(Technically the title is Tim Burton's Corpse Bride, but I hate it when movies do that. So I'm filing it under C for "Corpse".)
A visually astonishing stop-motion animated feature with a formulaic but amusing script, Corpse Bride is the story of a nervous young Victorian man (voiced by Johnny Depp) who, on the eve of his arranged wedding, practices his vows in a spooky forest and unwittingly places the wedding ring on the root-like fingers of a dead bride named Emily (voiced by Helena Bonham Carter). Now insisting that they are legally wed, the corpse bride drags her hapless groom into the netherworld. Meanwhile, his real-life bride (voiced by Emily Watson) longs for him to return, as she's since been fixed up to be married to a villainous cad.
Though the film provides some cynical commentary about dimwitted family and religious values, the story mainly serves as a clothesline for the (literally) eye-popping visuals to hang on, crisp, witty, and beautifully rendered as they are. While some of the gimmicks may be obvious (the priggish, materialistic "land of the living" is practically black and white, while the fun-loving afterlife is rich with saturated color) and the jolly dead souls reminded me a little too much of those in Burton's Beetlejuice, fans of the subgenre we'll call "gothic-cute" (Emily the Strange, et al) will undoubtedly adore Corpse Bride.

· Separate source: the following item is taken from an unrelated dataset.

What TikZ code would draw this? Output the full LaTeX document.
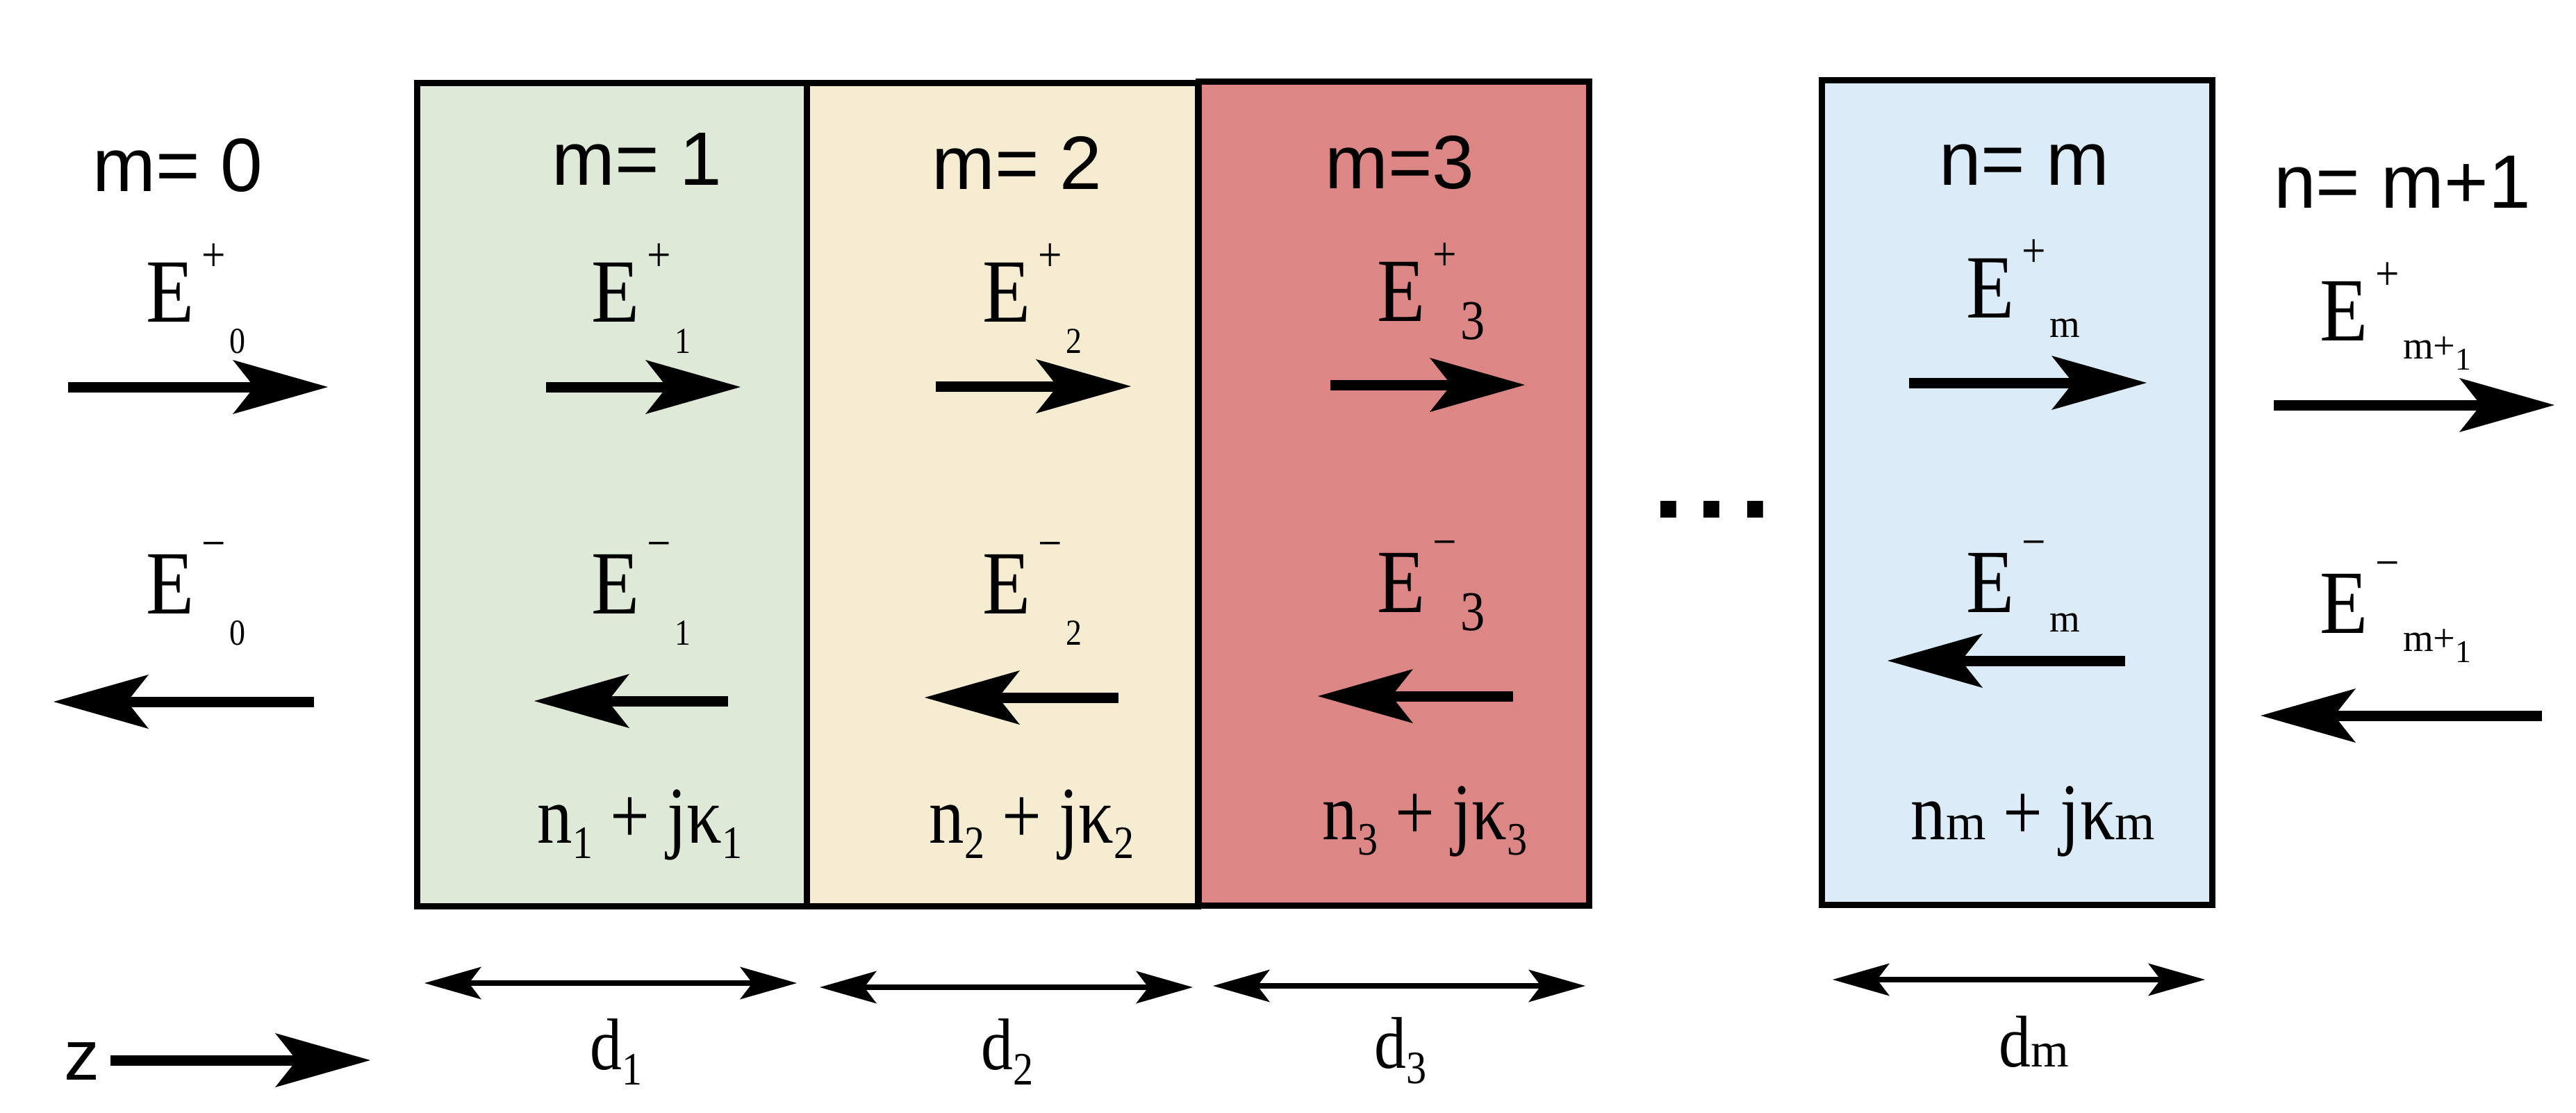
\documentclass[tikz,border=0pt]{standalone}
\usepackage{fontspec}
\setmainfont{Liberation Serif}[FakeStretch=0.87]
\newfontfamily\sansfnt{Liberation Sans}
\newfontfamily\subfnt{Liberation Serif}
\usetikzlibrary{arrows.meta}
\definecolor{layA}{HTML}{DFE9D8}
\definecolor{layB}{HTML}{F5ECD1}
\definecolor{layC}{HTML}{DC8686}
\definecolor{layD}{HTML}{DCEBF8}
\newcommand{\fs}[1]{\fontsize{#1}{#1}\selectfont}
% sup/sub parts of the field labels
\newcommand{\Ep}{\hspace{3pt}\raisebox{20.5pt}{\fs{20}+}\hspace{1.5pt}}
\newcommand{\Em}{\hspace{3pt}\raisebox{22pt}{\fs{20}−}\hspace{1.5pt}}
\newcommand{\Es}[1]{\raisebox{-12.8pt}{\fs{15}#1}}
\newcommand{\ns}[1]{\raisebox{-6.3pt}{\fs{19}#1}}
\tikzset{
  layer/.style={draw=black, line width=0.09cm, minimum width=5.62cm,
    minimum height=11.86cm, inner sep=0pt},
  idx/.style={font=\sansfnt\fs{31}, inner sep=0pt, anchor=base},
  efield/.style={font=\fs{37}, inner sep=0pt, anchor=base west},
  nlab/.style={font=\fs{33}, inner sep=0pt, anchor=base west},
  dlab/.style={font=\fs{30}, inner sep=0pt, anchor=base west},
  wave/.style={line width=0.15cm,
    -{Stealth[length=1.37cm, width=0.78cm, inset=0.31cm, line width=0pt]}},
  dimarr/.style={line width=0.085cm,
    {Stealth[length=0.82cm, width=0.47cm, inset=0.18cm, line width=0pt]}-{Stealth[length=0.82cm, width=0.47cm, inset=0.18cm, line width=0pt]}},
}
\begin{document}
\begin{tikzpicture}
    \fill[white] (0,0) rectangle (37.08,-16.01);
    \useasboundingbox (0,0) rectangle (37.08,-16.01);
    % layers
    \node[layer, fill=layA, minimum width=5.61cm, minimum height=11.85cm] (lay1) at (8.805,-7.115) {};
    \node[layer, fill=layB, minimum width=5.63cm, minimum height=11.85cm] (lay2) at (14.425,-7.115) {};
    \node[layer, fill=layC] (lay3) at (20.065,-7.10) {};
    \node[layer, fill=layD, minimum width=5.62cm, minimum height=11.87cm] (laym) at (29.03,-7.085) {};
    % indices
    \node[idx] (m0) at (2.56,-2.75) {m= 0};
    \node[idx] (m1) at (9.17,-2.66) {m= 1};
    \node[idx] (m2) at (14.64,-2.72) {m= 2};
    \node[idx] (m3) at (20.15,-2.71) {m=3};
    \node[idx] (mm) at (29.14,-2.66) {n= m};
    \node[idx] (mm1) at (34.58,-2.99) {n= m+1};
    % field labels
    \node[efield] (e0p) at (2.10,-4.63) {E\Ep\Es{0}};
    \node[efield] (e1p) at (8.51,-4.63) {E\Ep\Es{1}};
    \node[efield] (e2p) at (14.14,-4.63) {E\Ep\Es{2}};
    \node[efield] (e3p) at (19.82,-4.62) {E\Ep\raisebox{-7.4pt}{\fs{23}3}};
    \node[efield] (emp) at (28.30,-4.57) {E\Ep\raisebox{-8pt}{\subfnt\fs{16}m}};
    \node[efield] (em1p) at (33.39,-4.90) {E\Ep\raisebox{-7.4pt}{\subfnt\fs{16}m+\raisebox{-4.8pt}{\fs{13}1}}};
    \node[efield] (e0m) at (2.10,-8.83) {E\Em\Es{0}};
    \node[efield] (e1m) at (8.51,-8.83) {E\Em\Es{1}};
    \node[efield] (e2m) at (14.14,-8.83) {E\Em\Es{2}};
    \node[efield] (e3m) at (19.82,-8.81) {E\Em\raisebox{-7.4pt}{\fs{23}3}};
    \node[efield] (emm) at (28.30,-8.81) {E\Em\raisebox{-8pt}{\subfnt\fs{16}m}};
    \node[efield] (em1m) at (33.39,-9.11) {E\Em\raisebox{-7.4pt}{\subfnt\fs{16}m+\raisebox{-4.8pt}{\fs{13}1}}};
    % indices of refraction
    \node[nlab] (n1) at (7.73,-12.13) {n\ns{1} + jκ\ns{1}};
    \node[nlab] (n2) at (13.37,-12.13) {n\ns{2} + jκ\ns{2}};
    \node[nlab] (n3) at (19.03,-12.08) {n\ns{3} + jκ\ns{3}};
    \node[nlab] (nm) at (27.50,-12.08) {n{\subfnt\fs{21}m} + jκ{\subfnt\fs{21}m}};
    % thicknesses
    \node[dlab] (d1) at (8.49,-15.39) {d\ns{1}};
    \node[dlab] (d2) at (14.12,-15.39) {d\ns{2}};
    \node[dlab] (d3) at (19.78,-15.37) {d\ns{3}};
    \node[dlab] (dm) at (28.77,-15.35) {d{\subfnt\fs{20}m}};
    \node[font=\sansfnt\fs{29}, inner sep=0pt, anchor=base west] (zax) at (0.92,-15.54) {z};
    \node[font=\sansfnt\bfseries\fs{46}, inner sep=0pt, anchor=base] (dots) at (24.64,-7.45) {.\hspace{5pt}.\hspace{5pt}.};
    % arrow ends
    \coordinate (r0a) at (0.98,-5.57);   \coordinate (r0b) at (4.72,-5.57);
    \coordinate (r1a) at (7.86,-5.57);   \coordinate (r1b) at (10.66,-5.57);
    \coordinate (r2a) at (13.47,-5.56);  \coordinate (r2b) at (16.28,-5.56);
    \coordinate (r3a) at (19.15,-5.54);  \coordinate (r3b) at (21.95,-5.54);
    \coordinate (rma) at (27.48,-5.51);  \coordinate (rmb) at (30.90,-5.51);
    \coordinate (rm1a) at (32.73,-5.83); \coordinate (rm1b) at (36.77,-5.83);
    \coordinate (l0a) at (4.52,-10.10);  \coordinate (l0b) at (0.77,-10.10);
    \coordinate (l1a) at (10.48,-10.09); \coordinate (l1b) at (7.69,-10.09);
    \coordinate (l2a) at (16.10,-10.04); \coordinate (l2b) at (13.31,-10.04);
    \coordinate (l3a) at (21.78,-10.02); \coordinate (l3b) at (18.97,-10.02);
    \coordinate (lma) at (30.59,-9.51);  \coordinate (lmb) at (27.17,-9.51);
    \coordinate (lm1a) at (36.59,-10.30); \coordinate (lm1b) at (32.54,-10.30);
    \coordinate (d1a) at (6.11,-14.15);  \coordinate (d1b) at (11.47,-14.15);
    \coordinate (d2a) at (11.80,-14.21); \coordinate (d2b) at (17.17,-14.21);
    \coordinate (d3a) at (17.46,-14.19); \coordinate (d3b) at (22.82,-14.19);
    \coordinate (dma) at (26.38,-14.10); \coordinate (dmb) at (31.74,-14.10);
    \coordinate (za) at (1.59,-15.26);   \coordinate (zb) at (5.33,-15.26);
    % arrows
    \draw[wave] (r0a) -- (r0b);
    \draw[wave] (r1a) -- (r1b);
    \draw[wave] (r2a) -- (r2b);
    \draw[wave] (r3a) -- (r3b);
    \draw[wave] (rma) -- (rmb);
    \draw[wave] (rm1a) -- (rm1b);
    \draw[wave] (l0a) -- (l0b);
    \draw[wave] (l1a) -- (l1b);
    \draw[wave] (l2a) -- (l2b);
    \draw[wave] (l3a) -- (l3b);
    \draw[wave] (lma) -- (lmb);
    \draw[wave] (lm1a) -- (lm1b);
    \draw[dimarr] (d1a) -- (d1b);
    \draw[dimarr] (d2a) -- (d2b);
    \draw[dimarr] (d3a) -- (d3b);
    \draw[dimarr] (dma) -- (dmb);
    \draw[wave] (za) -- (zb);
\end{tikzpicture}
\end{document}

As for me, I found it entertaining, I enjoyed Danny Elfman's sporadic tunes, and I was mighty, mighty impressed by the craftsmanship of the animators and designers. (The detail is so intricate that I don't know how some of the work will even be seen, much less appreciated, on the small screen.) In short, it's a wonderful piece of animation with a passable storyline, but for those already weary of Burton's Edward Gorey-esque visual gimmickry, this film will not change your opinions.